Si Mad Men parvient ainsi à raconter la grande histoire par la petite, à fonctionner comme une machine scopique à remonter le temps, c’est seulement grâce à ses références culturelles et stylistiques. Grâce notamment à la styliste Janie Bryant, les vêtements et les accessoires sont les meilleures indices d’un changement progressif de moeurs, et un régal constant pour les yeux. Ainsi le glissement du temps se fait-il sentir, dans les transitions entre Ray Orbison et les Rolling Stones, entre Psycho et La Planète des singes, entre Leave it to Beaver et Sesame Street. Et à cela s’ajoute ce qui fait bien sûr la patte la plus évidente de cette fresque sixties, les costumes et les décors. C’est avec tous ces éléments que Mad Men se veut une série ironiquement nostalgique, au charme fétichiste.

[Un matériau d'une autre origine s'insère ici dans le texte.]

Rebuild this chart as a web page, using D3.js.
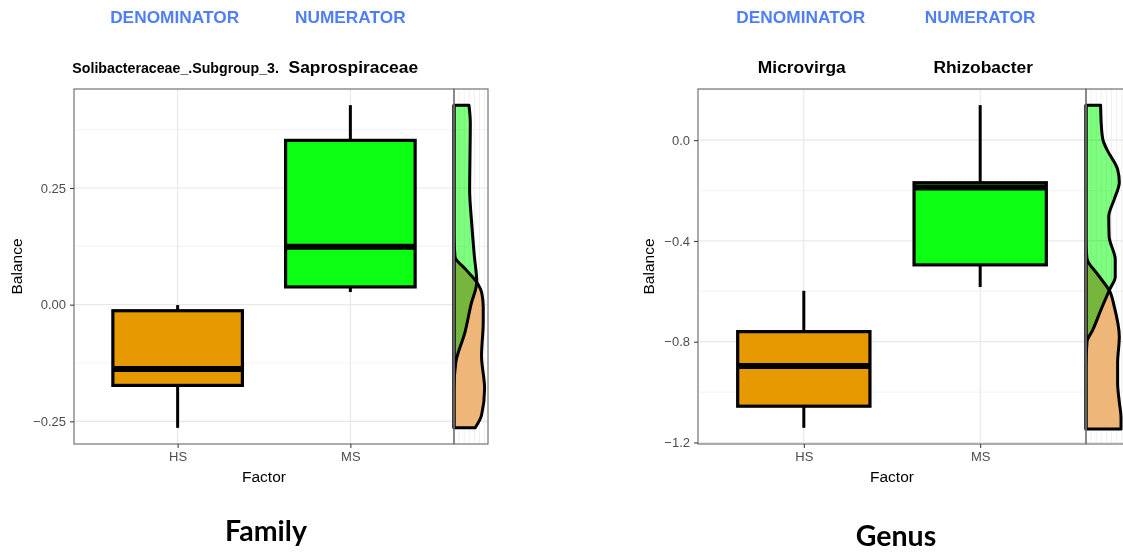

Au terme de toutes ces saisons, l’on comprend alors que Mad Men est l’une des rares séries vraiment capables de prendre leur temps. À l’inverse de la plupart des séries qui nous sont données à voir aujourd’hui, au rythme saccadé, à la forme précisément pensée pour une sérialité addictive et une fragmentation aguicheuse, Mad Men a toujours été une série lente, ennuyeuse pour certains, lancinante pour d’autres, et pour beaucoup sublime. Il n’y a donc pas forcément à attendre fébrilement la fin de Mad Men, à spéculer sur les rebondissements qu’amèneront sa conclusion, puisque l’on peut gager que le seul sentiment que la fin de Mad Men suscitera, c’est celui-là même que Matthew Weiner diffusait depuis le début, la mélancolie, de celle que seuls les chefs-d’œuvre peuvent susciter.
Un bel hommage à cette immense série, qui je m’en rends compte ces dernières semaines, est sans doute ma préférée de toutes.
Une très bonne série et très satisfait de cet ultime épisode. Elle va manquer …
Excellente série du début à la fin et qui, de part sa forme, est propice au revisionnage. Mad Men est finie mais c’est avec bonheur qu’on pourra remonter les pendules et se replonger en 1960 pour revivre le voyage.